The desire for astronomical accuracy is just a red herring. If it really were an important consideration, surely the advocates of the Gregorian Adjustment would use the Gregorian reckoning for everything, including Easter. By not doing so, they seek to avoid the condemnation of the First Canon of the Synod of Antioch (A.D. 341) which says that if any bishop, priest or deacon disturbs the good order of the Church by "observing Easter (at the same time) with the Jews, the holy Synod decrees that he shall henceforth be an alien from the Church, as one who not only heaps sins upon himself, but who is also the cause of destruction and subversion to many; and it deposes not only such persons themselves from their ministry, but those also who after their deposition shall presume to communicate with them." No room for doubt there about the attitude of the Church to those who celebrate Easter at the same time as the Passover; yet, think how often the Latin West does just that. But in seeking to avoid this transgression, the Orthodox Christians who use the Gregorian Calendar fall into another trap by celebrating Easter sometimes in May, which is also also forbidden.

It is indeed fortunate that the liturgical order of the Church does not depend on astronomical accuracy. Far more important to us is the unbroken unity of the Church. This has several aspects, of which the unbroken cycle of liturgical prayer is one. By dropping thirteen days in making the Gregorian Adjustment, we break this continuous liturgical cycle and thus violently disrupt the unity of the Church, by which we are at one with all our fellow Orthodox believers now and through the centuries. Which is preferable: unity of prayer with the saints and all Orthodox Christians or, by adjusting the liturgical cycle, unity with Pope Gregory and the Latin/Protestant West?

The OCA memorandum concludes: "If the Orthodox Church is the Pillar of Truth, it cannot afford to ignore the scientific truths discovered by man. How can we claim: I believe in One God, the Father Almighty, Creator of heaven and earth.... and refuse to accept the truth of the scientific measurements of the length of the year he created?" Yes, the Orthodox Church is the Pillar of Truth, and for this very reason, we must defend the decisions of the Seven Ecumenical Councils as God's revealed and timeless Truth. Scientific truth is much more unreliable.
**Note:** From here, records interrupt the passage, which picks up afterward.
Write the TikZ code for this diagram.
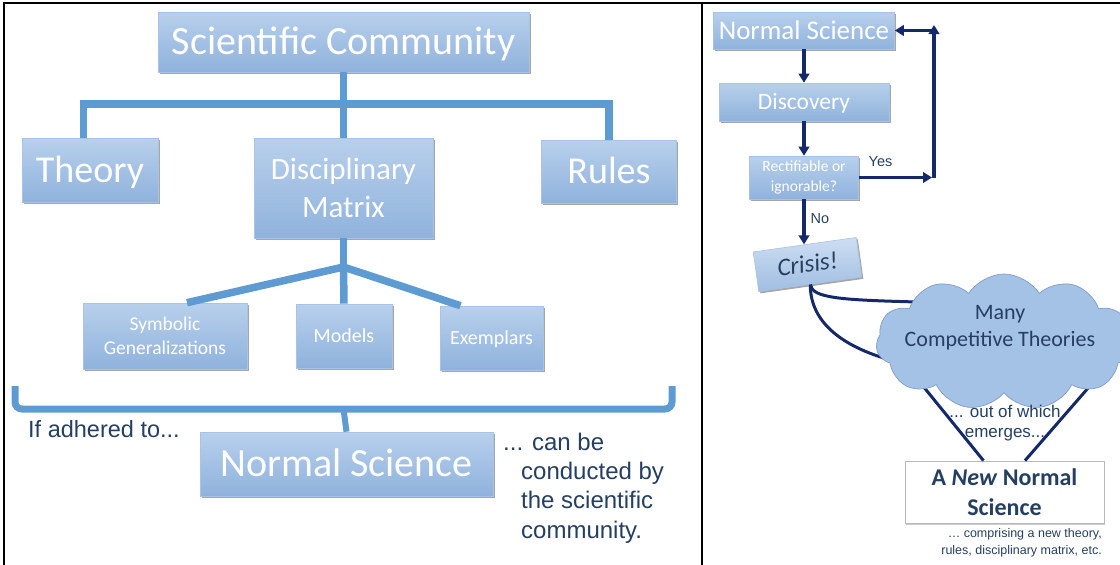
\documentclass[tikz,border=0pt]{standalone}
\usepackage{fontspec}
\setmainfont{Carlito}
\newfontfamily\arialfont{Liberation Sans}
\usetikzlibrary{shadows,shapes.symbols,arrows.meta,calc}
\definecolor{boxtop}{HTML}{B8D0EC}
\definecolor{boxbot}{HTML}{8FB2DC}
\definecolor{boxedge}{HTML}{A8C3E6}
\definecolor{barblue}{HTML}{5F9BD3}
\definecolor{navy}{HTML}{14296A}
\definecolor{inkblue}{HTML}{243F62}
\definecolor{cloudfill}{HTML}{A4C2E5}
\definecolor{cloudedge}{HTML}{7F9EC6}
\newcommand\sz[2]{\fontsize{#1}{#2}\selectfont}
\tikzset{
  frame/.style={line width=2.4pt, black},
  bluebox/.style={rectangle, draw=boxedge, line width=0.6pt,
    top color=boxtop, bottom color=boxbot, text=white, align=center,
    inner sep=0pt,
    drop shadow={shadow xshift=1.6pt, shadow yshift=-1.8pt, fill=black, opacity=0.35}},
  % single-line labels: box as tall as the capitals, so capitals sit centred
  capline/.style={text height=#1, text depth=0pt},
  bar/.style={line width=7.5pt, barblue},
  arr/.style={line width=3.1pt, navy, -{Triangle[length=9pt,width=10.5pt]}},
  link/.style={line width=3pt, navy},
  note/.style={inner sep=0pt, text=inkblue, font=\arialfont},
}
\begin{document}
\begin{tikzpicture}[x=1pt,y=-1pt]
\useasboundingbox (0,0) rectangle (1120,565);
\begin{scope}
\clip (0,0) rectangle (1120,565);

% ---------- left panel: the hierarchy ----------
\node[bluebox, capline=25.8pt, minimum width=371pt, minimum height=60pt, font=\sz{40}{48}] (sc) at (343.5,42) {Scientific Community};
\node[bluebox, capline=24.5pt, minimum width=136pt, minimum height=64pt, font=\sz{38}{46}] (theory) at (90,170) {Theory};
\node[bluebox, minimum width=179pt, minimum height=100pt, font=\sz{31}{38}] (dm) at (343.5,188) {Disciplinary\\Matrix};
\node[bluebox, capline=24.5pt, minimum width=135pt, minimum height=63pt, font=\sz{38}{46}] (rules) at (609,171.5) {Rules};

\node[bluebox, minimum width=164pt, minimum height=66pt, font=\sz{19.5}{24}] (sym) at (165,336) {Symbolic\\Generalizations};
\node[bluebox, capline=12.9pt, minimum width=96pt, minimum height=64pt, font=\sz{20}{24}] (models) at (344,336) {Models};
\node[bluebox, capline=12.9pt, minimum width=103pt, minimum height=64pt, font=\sz{20}{24}] (ex) at (491.5,338) {Exemplars};

\node[bluebox, capline=25.8pt, minimum width=293pt, minimum height=64pt, font=\sz{40}{48}] (nsl) at (346.5,464) {Normal Science};

% connectors of the hierarchy
\coordinate (topjoin) at (343.5,104);
\coordinate (subjoin) at (343.5,267);
\draw[bar] (sc.south) -- (dm.north);
\draw[bar] ([xshift=-6.5pt]theory.north) |- (topjoin) -| (rules.north);
\draw[bar] (dm.south) -- (subjoin);
\draw[bar] (subjoin) -- (models.north);
\draw[bar] (subjoin) -- ([xshift=22pt]sym.north);
\draw[bar] (subjoin) -- ([xshift=-31pt]ex.north);

% brace over the components
\coordinate (braceL) at (15,386);
\coordinate (braceR) at (672,386);
\coordinate (braceM) at (343.5,409);
\draw[bar, line width=7pt, rounded corners=7pt] (braceL) |- (braceM) -| (braceR);
\draw[bar, line width=6pt] (braceM) -- (nsl.north);

\node[note, anchor=base west, font=\arialfont\sz{23.5}{29}] (adhered) at (28,437) {If adhered to...};
\node[note, anchor=base west, align=left, font=\arialfont\sz{24}{29.3}] (conducted) at (521,538)
  {\hspace*{-18pt}... can be\\conducted by\\the scientific\\community.};

% ---------- right panel: the cycle ----------
\node[bluebox, capline=17.4pt, minimum width=181pt, minimum height=37pt, font=\sz{27}{32}] (ns2) at (804,30.5) {Normal Science};
\node[bluebox, capline=15.1pt, minimum width=170pt, minimum height=38pt, font=\sz{23.5}{28}] (disc) at (804,102) {Discovery};
\node[bluebox, minimum width=109pt, minimum height=43pt, font=\sz{15.5}{19.5}] (rect) at (804,177.5) {Rectifiable or\\ignorable?};
\node[bluebox, capline=16.1pt, minimum width=104pt, minimum height=40pt, rotate=8,
      top color=boxtop!70!white, bottom color=boxbot!85!white,
      text=inkblue, font=\itshape\sz{25}{30}] (crisis) at (807.5,264.5) {Crisis!};

\draw[arr] (ns2.south) -- (disc.north);
\draw[arr] (disc.south) -- (rect.north);
\draw[arr] (rect.south) -- (rect.south |- crisis.north);
\node[note, font=\arialfont\sz{14.5}{17}] (nolabel) at (820,219) {No};

\coordinate (yesend) at (932,177.5);
\coordinate (loopbot) at (934,177.5);
\coordinate (looptop) at (934,25);
\coordinate (loopturn) at (934,30.5);
\draw[arr] (rect.east) -- (yesend);
\draw[arr] (loopbot) -- (looptop);
\draw[arr] (loopturn) -- (ns2.east);
\node[note, font=\arialfont\sz{14.5}{17}] (yeslabel) at (880.5,161.5) {Yes};

% links from the crisis and down to the new paradigm
\coordinate (cloudA) at (918,302);
\coordinate (cloudB) at (898,362);
\coordinate (cloudC) at (914,375);
\coordinate (cloudD) at (1122,349);
\draw[link] (crisis.south) .. controls (812,298) and (840,300) .. (cloudA);
\draw[link] (crisis.south) .. controls (810,322) and (842,348) .. (cloudB);

\node[rectangle, draw=gray!55, line width=0.8pt, fill=white, inner sep=0pt,
      minimum width=199pt, minimum height=62pt, align=center, text=inkblue,
      font=\bfseries\sz{24}{30},
      drop shadow={shadow xshift=1.4pt, shadow yshift=-1.6pt, fill=black, opacity=0.2}]
      (newns) at (1004.5,492) {A \textit{New} Normal\\Science};
\draw[link] (cloudC) -- ([xshift=-21pt]newns.north);
\draw[link] (cloudD) -- ([xshift=20.5pt]newns.north);

\node[cloud, cloud puffs=11, cloud puff arc=115, cloud ignores aspect,
      minimum width=256pt, minimum height=136pt, inner sep=0pt,
      fill=cloudfill, draw=cloudedge, line width=0.7pt] (cloud) at (1004,342) {};
\node[inner sep=0pt, align=center, text=inkblue, font=\sz{22}{27}] (cloudtext) at (1000,328)
  {Many\\Competitive Theories};

\node[note, align=center, font=\arialfont\sz{17}{20}] (emerges) at (1005,423) {... out of which\\emerges...};
\node[note, anchor=north east, align=right, font=\arialfont\sz{12.5}{17}] (comprising) at (1102,528)
  {… comprising a new theory,\\rules, disciplinary matrix, etc.};

% ---------- panel frames ----------
\draw[frame] (4,565) -- (4,3) -- (1120,3);
\draw[frame] (702,3) -- (702,565);
\end{scope}
\end{tikzpicture}
\end{document}
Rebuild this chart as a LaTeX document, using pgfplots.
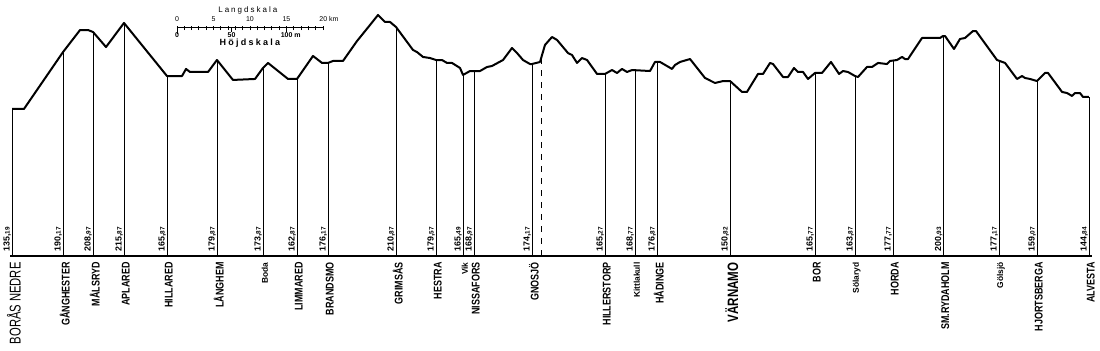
\documentclass[border=0pt]{standalone}
\usepackage{fontspec}
\setmainfont{Liberation Sans}
\newfontfamily\spaced[LetterSpace=25]{Liberation Sans}
\usepackage{pgfplots}
\usepackage{pgfplotstable}
\pgfplotsset{compat=1.18}

% Profile: distance from Borås Nedre (km), height (m)
\pgfplotstableread{
km elev
0.00 134.9
1.64 134.9
6.99 187.1
9.32 207.3
10.41 207.3
11.10 205.5
12.88 191.7
15.34 213.8
21.23 165.1
23.29 165.1
23.84 171.6
24.38 168.8
26.85 168.8
28.08 179.8
30.27 161.5
33.29 162.4
34.38 172.5
35.07 177.1
37.81 162.4
39.04 162.4
41.23 183.5
42.47 177.1
43.29 177.1
43.97 178.9
45.34 178.9
47.26 197.2
49.04 211.9
50.14 221.1
51.10 214.7
51.78 214.7
52.60 210.1
54.93 189.0
55.48 187.1
56.30 182.6
57.26 181.6
58.08 179.8
58.90 179.8
59.59 177.1
60.27 177.1
61.37 172.5
61.78 166.1
62.74 169.7
64.11 169.7
65.07 173.4
65.75 174.3
67.26 179.8
68.49 190.8
69.18 186.2
70.00 179.8
70.96 176.1
71.23 176.1
72.33 178.0
73.01 193.6
73.97 200.9
74.66 198.2
76.16 186.2
76.71 184.4
77.40 177.1
78.08 181.6
78.77 179.8
80.14 167.0
81.23 167.0
82.19 170.6
82.88 167.9
83.56 171.6
84.25 168.8
84.93 170.6
87.40 169.7
88.08 178.0
88.77 178.0
90.41 171.6
90.82 175.2
91.51 178.0
92.88 180.7
94.93 163.3
96.30 158.7
97.40 160.5
98.36 160.5
100.00 150.5
100.68 150.5
102.19 167.0
102.88 167.0
103.84 177.1
104.25 176.1
105.62 164.2
106.30 164.2
107.12 172.5
107.67 168.8
108.36 168.8
109.04 162.4
110.00 167.9
110.96 167.9
112.19 178.0
113.29 167.0
113.84 169.7
114.52 168.8
115.48 165.1
115.89 164.2
117.12 173.4
117.81 173.4
118.63 177.1
119.86 176.1
120.27 178.9
121.23 179.8
121.92 182.6
122.33 180.7
122.74 180.7
124.66 200.0
127.12 200.0
127.53 201.8
127.81 201.8
129.04 189.9
129.86 199.1
130.55 200.0
131.64 206.4
132.05 206.4
134.93 179.8
136.03 177.1
137.67 162.4
138.36 165.1
138.77 163.3
139.45 162.4
140.41 160.5
141.51 167.9
141.92 167.9
143.84 150.5
144.52 149.5
145.21 146.8
145.62 149.5
146.30 149.5
146.71 145.9
147.53 145.9
}\profile

\newcommand\valfont{\fontsize{4.4}{5}\selectfont\bfseries}
\newcommand\bigreg[1]{\fontsize{7.8}{8}\selectfont\scalebox{0.72}[1]{#1}}
\newcommand\bigbold[1]{\fontsize{7.5}{8}\selectfont\bfseries\scalebox{0.77}[1]{#1}}
\newcommand\bn[1]{\fontsize{5.6}{6}\selectfont\bfseries\scalebox{0.8}[1]{#1}}
\newcommand\sn[1]{\fontsize{4.2}{5}\selectfont\bfseries #1}

% station: km, height, integer part, decimals, name
\newcommand\st[5]{%
 \addplot[black, line width=0.45pt] coordinates {(#1,0) (#1,#2)};
 \node[yshift=1.8pt, rotate=90, anchor=south west, inner sep=0.3pt, font=\valfont] at (axis cs:#1,0) {#3,{\fontsize{3.2}{3.5}\selectfont #4}};
 \node[xshift=0.9pt, yshift=-3pt, rotate=90, anchor=east, inner sep=0pt] at (axis cs:#1,0) {#5};
}

\begin{document}
\begin{tikzpicture}
\begin{axis}[x=3.65pt, y=0.545pt, xmin=-1.644, xmax=149.04, ymin=-87.16, ymax=234.86,
  hide axis, clip=false]
\path (axis cs:-1.644,-87.16) rectangle (axis cs:149.04,234.86);
\addplot[black, line width=1pt, line join=round] table[x=km, y=elev] {\profile};
\addplot[black, line width=0.7pt] coordinates {(-0.27,0) (147.9,0)};
\addplot[black, line width=0.5pt, dashed] coordinates {(72.47,0) (72.47,181.2)};

\st{0}{134.9}{135}{19}{\bigreg{BORÅS NEDRE}}
\st{6.99}{187.1}{190}{17}{\bn{GÅNGHESTER}}
\st{11.10}{205.5}{208}{97}{\bn{MÅLSRYD}}
\st{15.34}{213.8}{215}{87}{\bn{APLARED}}
\st{21.23}{165.1}{165}{87}{\bn{HILLARED}}
\st{28.08}{179.8}{179}{87}{\bn{LÅNGHEM}}
\st{34.38}{172.5}{173}{87}{\sn{Boda}}
\st{39.04}{162.4}{162}{87}{\bn{LIMMARED}}
\st{43.29}{177.1}{176}{17}{\bn{BRANDSMO}}
\st{52.60}{210.1}{210}{87}{\bn{GRIMSÅS}}
\st{58.08}{179.8}{179}{57}{\bn{HESTRA}}
\st{61.78}{166.1}{165}{49}{\sn{Vik}}
\st{63.29}{169.7}{168}{97}{\bn{NISSAFORS}}
\st{71.23}{176.1}{174}{17}{\bn{GNOSJÖ}}
\st{81.23}{167.0}{165}{27}{\bn{HILLERSTORP}}
\st{85.34}{170.4}{168}{77}{\sn{Kittlakull}}
\st{88.36}{178.0}{176}{87}{\bn{HÅDINGE}}
\st{98.36}{160.5}{150}{82}{\bigbold{VÄRNAMO}}
\st{110.00}{167.9}{165}{77}{\bn{BOR}}
\st{115.48}{165.1}{163}{87}{\sn{Sölaryd}}
\st{120.68}{179.3}{177}{77}{\bn{HORDA}}
\st{127.60}{201.8}{200}{93}{\bn{SM.RYDAHOLM}}
\st{135.21}{179.1}{177}{17}{\sn{Gölsjö}}
\st{140.41}{160.5}{159}{07}{\bn{HJORTSBERGA}}
\st{147.53}{145.9}{144}{84}{\bn{ALVESTA}}

% scale bar
\draw[line width=0.5pt] (axis cs:22.6,209.2) -- (axis cs:42.6,209.2);
\draw[line width=0.4pt] (axis cs:22.6,209.2) \foreach \i in {0,...,20} { ++(0pt,-1.1pt) -- ++(0pt,2.2pt) ++(3.65pt,-1.1pt) };
\draw[line width=0.4pt] (axis cs:22.6,209.2) -- ++(0pt,-3pt);
\draw[line width=0.4pt] (axis cs:30.07,209.2) -- ++(0pt,-2pt);
\draw[line width=0.4pt] (axis cs:37.53,209.2) -- ++(0pt,-2pt);
\node[font=\fontsize{3.5}{4}\selectfont, inner sep=0pt] at (axis cs:22.6,217) {0};
\node[font=\fontsize{3.5}{4}\selectfont, inner sep=0pt] at (axis cs:27.6,217) {5};
\node[font=\fontsize{3.5}{4}\selectfont, inner sep=0pt] at (axis cs:32.6,217) {10};
\node[font=\fontsize{3.5}{4}\selectfont, inner sep=0pt] at (axis cs:37.6,217) {15};
\node[font=\fontsize{3.5}{4}\selectfont, inner sep=0pt, anchor=west] at ([xshift=-2pt]axis cs:42.6,217) {20 km};
\node[font=\fontsize{3.5}{4}\selectfont\bfseries, inner sep=0pt] at (axis cs:22.6,203) {0};
\node[font=\fontsize{3.5}{4}\selectfont\bfseries, inner sep=0pt] at (axis cs:30.07,203) {50};
\node[font=\fontsize{3.5}{4}\selectfont\bfseries, inner sep=0pt, anchor=west] at ([xshift=-2.8pt]axis cs:37.53,203) {100 m};
\node[font=\spaced\fontsize{4}{5}\selectfont, inner sep=0pt] at (axis cs:32.3,225.5) {Langdskala};
\node[font=\spaced\fontsize{4.5}{5}\selectfont\bfseries, inner sep=0pt] at (axis cs:32.6,195) {Höjdskala};
\end{axis}
\end{tikzpicture}
\end{document}
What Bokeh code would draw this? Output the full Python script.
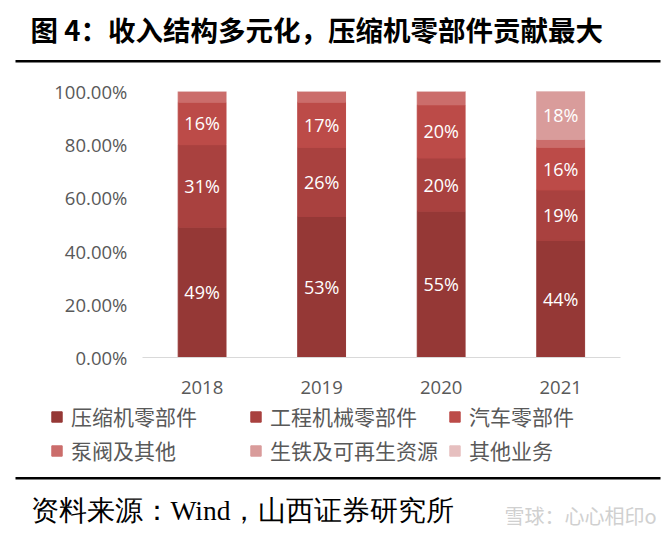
from bokeh.plotting import figure
from bokeh.models import (Range1d, LinearAxis, FixedTicker, NumeralTickFormatter, ColumnDataSource,
                          Label, Legend, LegendItem, BoxAnnotation)
from bokeh.core.properties import value
from bokeh.embed import file_html
from bokeh.resources import INLINE

# ---------------- data ----------------
years = ["2018", "2019", "2020", "2021"]
series = ["压缩机零部件", "工程机械零部件", "汽车零部件", "泵阀及其他", "生铁及可再生资源", "其他业务"]
compressor = [49, 53, 55, 44]
engineering = [31, 26, 20, 19]
automotive = [16, 17, 20, 16]
pump_valve = [4, 4, 5, 3]
pig_iron = [0, 0, 0, 18]
other = [0, 0, 0, 0]
y_ticks = [0, 0.2, 0.4, 0.6, 0.8, 1.0]
title_text = "图 4：收入结构多元化，压缩机零部件贡献最大"
source_text = "资料来源：Wind，山西证券研究所"
watermark_text = "雪球：心心相印o"

colors = ["#953836", "#A9413F", "#BC4B48", "#CB6D6B", "#D99C9B", "#E6BFBF"]

W, H = 672, 536
p = figure(width=W, height=H, output_backend="svg", toolbar_location=None,
           x_axis_type=None, y_axis_type=None,
           x_range=Range1d(-0.6866, 4.9354), y_range=Range1d(-0.6729, 1.3421),
           min_border=0, min_border_left=0, min_border_right=0, min_border_top=0, min_border_bottom=0,
           outline_line_color=None, background_fill_color="white", border_fill_color="white")
p.xgrid.visible = False
p.ygrid.visible = False

xs = list(range(1, len(years) + 1))
all_vals = [compressor, engineering, automotive, pump_valve, pig_iron, other]
keys = [f"s{i}" for i in range(len(series))]
data = {"x": xs}
for k, vals in zip(keys, all_vals):
    data[k] = [v / 100 for v in vals]
src = ColumnDataSource(data)

renderers = p.vbar_stack(keys, x="x", width=0.4, color=colors, source=src)

# data labels
lx, ly, lt = [], [], []
for j in range(len(years)):
    base = 0
    for vals in all_vals:
        v = vals[j]
        if v >= 10:
            lx.append(xs[j])
            ly.append((base + v / 2) / 100)
            lt.append(f"{v}%")
        base += v
p.text(x=lx, y=ly, text=lt, text_align="center", text_baseline="middle",
       text_color="white", text_font=value("Open Sans"), text_font_size="18px")

# axes
yaxis = LinearAxis(fixed_location=0.5, ticker=FixedTicker(ticks=y_ticks),
                   formatter=NumeralTickFormatter(format="0.00%"),
                   axis_line_color=None, major_tick_line_color=None, minor_tick_line_color=None,
                   major_tick_out=0, major_tick_in=0, minor_tick_out=0, minor_tick_in=0,
                   major_label_standoff=15, major_label_text_font="Open Sans",
                   major_label_text_font_size="18.5px", major_label_text_color="#595959")
p.add_layout(yaxis, "left")

xaxis = LinearAxis(fixed_location=0, ticker=FixedTicker(ticks=xs),
                   major_label_overrides={x: y for x, y in zip(xs, years)},
                   bounds=(0.5, len(years) + 0.5),
                   axis_line_color="#d9d9d9", axis_line_width=1,
                   major_tick_line_color=None, minor_tick_line_color=None,
                   major_tick_out=0, major_tick_in=0, minor_tick_out=0, minor_tick_in=0,
                   major_label_standoff=23, major_label_text_font="Open Sans",
                   major_label_text_font_size="18.5px", major_label_text_color="#595959")
p.add_layout(xaxis, "below")

# legend
items = [LegendItem(label=s, renderers=[r]) for s, r in zip(series, renderers)]
legend = Legend(items=items, ncols=3, orientation="horizontal", location=(50, 71),
                border_line_color=None, background_fill_alpha=0, padding=0, margin=0,
                glyph_width=13, glyph_height=13, label_standoff=8, spacing=4, label_width=174,
                label_text_font="Noto Sans CJK SC", label_text_font_size="21px",
                label_text_color="#595959")
p.add_layout(legend)

# title, rules, source
p.add_layout(Label(x=30, y=H - 28, x_units="screen", y_units="screen", text=title_text,
                   text_font="Noto Sans CJK SC", text_font_style="bold", text_font_size="27.5px",
                   text_baseline="middle", text_color="black"))
p.add_layout(BoxAnnotation(left=15, right=660, bottom=H - 62, top=H - 59.5,
                           left_units="screen", right_units="screen", bottom_units="screen", top_units="screen",
                           fill_color="black", fill_alpha=1, line_color=None))
p.add_layout(BoxAnnotation(left=15, right=660, bottom=H - 479, top=H - 476.5,
                           left_units="screen", right_units="screen", bottom_units="screen", top_units="screen",
                           fill_color="black", fill_alpha=1, line_color=None))
p.add_layout(Label(x=30, y=H - 510, x_units="screen", y_units="screen", text=source_text,
                   text_font="Liberation Serif", text_font_size="27.5px",
                   text_baseline="middle", text_color="black"))
p.add_layout(Label(x=504, y=H - 515, x_units="screen", y_units="screen", text=watermark_text,
                   text_font="Noto Sans CJK SC", text_font_size="20px",
                   text_baseline="middle", text_color="#d0d0d0"))

open("out.html", "w").write(file_html(p, INLINE))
That everything is,composed of four elements, that the sun revolves around the earth, that the earth is flat, and many other things have, in their time, been regarded as scientific truth, but our saving faith has never depended on such "truths. " Make no mistake, the line of reasoning that advocates the adoption of the Gregorian Adjustment will open the flood gates to other and more serious innovations. The Queen of Feasts, Easter, is already under attack. Already, some Orthodox hierarchs are suggesting that we do not really have any objections to a fixed day for Easter, and that we could fall into line with the suggestion of the Pope and the World Council of Churches on this issue. Sadly, some simple souls will be led into believing that this is true, when in reality any such suggestion is utterly condemned by numerous canons.

This whole insidious process leads the faithful, often in trusting naively, further and further away from the Ark of Salvation. First, break the liturgical cycle of the fixed-date festivals, and then settle a fixed date for Easter, all in the name of a spurious unity with those who deny Orthodoxy. Having detached most of the faithful from any true understanding of Holy Tradition and the nature of the Church, it will be quite a short step to destroy a principle of worship that has always characterized the religion of the True God. This is the seven-day or weekly cycle of prayer. Throughout the time of the Old Covenant, as God Himself commanded Moses, every seventh day was a day of prayer. When almost everything else relating to the Old Covenant was superseded by Christ, the resurrection guaranteed that the seven-day cycle of worship would continue unbroken. This also could soon be under threat by the introduction of the "World-wide Calendar." This anti-Christian abomination has been accepted, in principle, by the governments of the world. The only thing they cannot agree upon is when and how to introduce it. Its basic premise is that commerce would be able to plan production schedules more effectively if all holidays were at the same time each year. In other words, the plan guarantees that Christmas Day would always be a Sunday and New Year's Eve, a Saturday. The odd day each year (a year is 52 weeks and one day long) would be disposed of by adding "World Day" at the end of December. So the sequence would be "Saturday," December 31; followed by "World Day;" followed by "Sunday,"January 1. In a Leap Year, a second "World Day" would be inserted between the last day of June and the first day of July. In this calendar the day designated as "Sunday" could actually be any day of the week, and the seven day cycle of worship would be disrupted every year, and twice every Leap Year. Doubtless, the Latin/Protestant West will regard this as being of no importance and accept the change with alacrity, when it comes. If the Orthodox Christians who presently use the Gregorian Adjustment continue to do so, their domestic convenience will again be shattered. They will have unity with nobody, neither with their fellow Orthodox nor with the West and the modern world.

From The Orthodox Word, Sep.-Oct., 1982, vol. 32, no. 5, 45-48.